Let’s say that I have 3 offline datasets (for simplicity each one is in one .json
file):
offline_ds = ['a.json', 'b.json', 'c.json']
Then I build and train an offline RL algorithm:
config = (
MARWILConfig()
.environment(env=None, observation_space=env.observation_space, action_space=env.action_space)
.offline_data(input_=offline_ds)
)
algo = config.build()
for _ in tqdm(range(20)):
algo.train()
Next I get the new dataset d.json
which I want to add somehow to inputs_
and continue further training. However, if I try to do so (let’s say in the following way):
algo.config.update_from_dict({'input_': ['a.json', 'b.json', 'c.json', 'd.json']})

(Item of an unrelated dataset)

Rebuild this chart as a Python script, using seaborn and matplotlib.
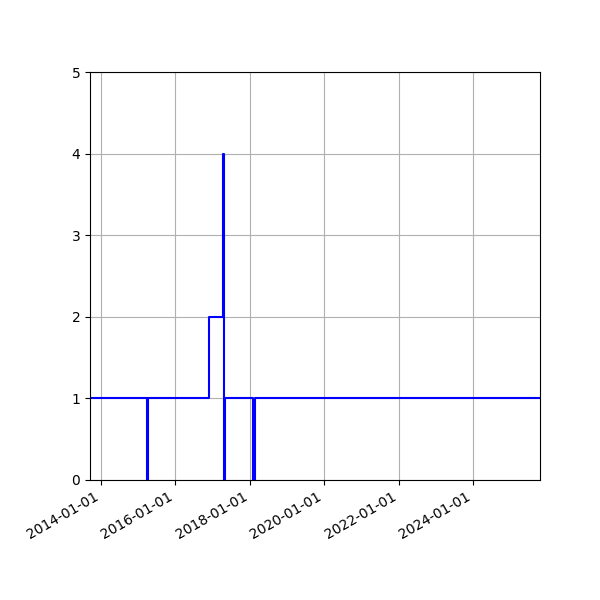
import pandas as pd
import numpy as np
import matplotlib
matplotlib.use('Agg')
import matplotlib.pyplot as plt
import matplotlib.dates as mdates
import seaborn as sns

# Event dates and the value that holds from each date on
dates = ['2013-09-14', '2015-03-28', '2015-04-05', '2016-11-25', '2017-04-10',
         '2017-04-18', '2017-04-28', '2018-01-29', '2018-02-22', '2025-10-19']
values = [1, 0, 1, 2, 4, 0, 1, 0, 1, 1]

df = pd.DataFrame({'date': pd.to_datetime(dates), 'value': values})

fig, ax = plt.subplots(figsize=(6, 6), dpi=100)
sns.lineplot(data=df, x='date', y='value', color='blue', linewidth=1.5,
             drawstyle='steps-post', ax=ax)

ax.set_xlim(df['date'].min(), df['date'].max())
ax.set_ylim(0, 5)
ax.xaxis.set_major_locator(mdates.YearLocator(2))
ax.xaxis.set_major_formatter(mdates.DateFormatter('%Y-%m-%d'))
ax.set_xlabel('')
ax.set_ylabel('')
ax.grid(True)
fig.autofmt_xdate()
fig.subplots_adjust(left=0.15, right=0.9, top=0.88, bottom=0.2)

plt.savefig('out.png', dpi=100)
plt.close()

I got an error that Cannot set attribute (input_) of an already frozen AlgorithmConfig!
.
Thus the question: what is the proper way to “update/rebuild” algorithm with new offline data for further training, when the algorithm was already trained (and so also build)?
1 Like
I eventually resolved this issue by using ReplayBuffer. The solution is to do the following after the block of code from the OP:
from ray.rllib.offline.json_reader import JsonReader
from ray.rllib.utils.replay_buffers.replay_buffer import ReplayBuffer
# Create and fill ReplayBuffer
replay_buffer = ReplayBuffer()
json_reader = JsonReader(['a.json', 'b.json', 'c.json', 'd.json'])
all_sample_batches = list(json_reader.read_all_files())
for sample_batch in all_sample_batches:
replay_buffer.add(sample_batch)
# Train policy directly
train_batch_size = 32
nb_train_batches = 50
policy = algo.get_policy()
for _ in range(nb_train_batches):
policy.learn_on_batch(replay_buffer.sample(train_batch_size))
Here is another more accurate solution that substitutes JsonReader directly:
new_offline_ds = ['a.json', 'b.json', 'c.json', 'd.json']
# Substitude JsonReader
old_json_reader = algo.workers._local_worker.input_reader.child
new_json_reader = JsonReader(new_input_files, ioctx=old_json_reader.ioctx)
algo.workers._local_worker.input_reader.child = new_json_reader
# Continue training
for _ in tqdm(range(5)):
algo.train()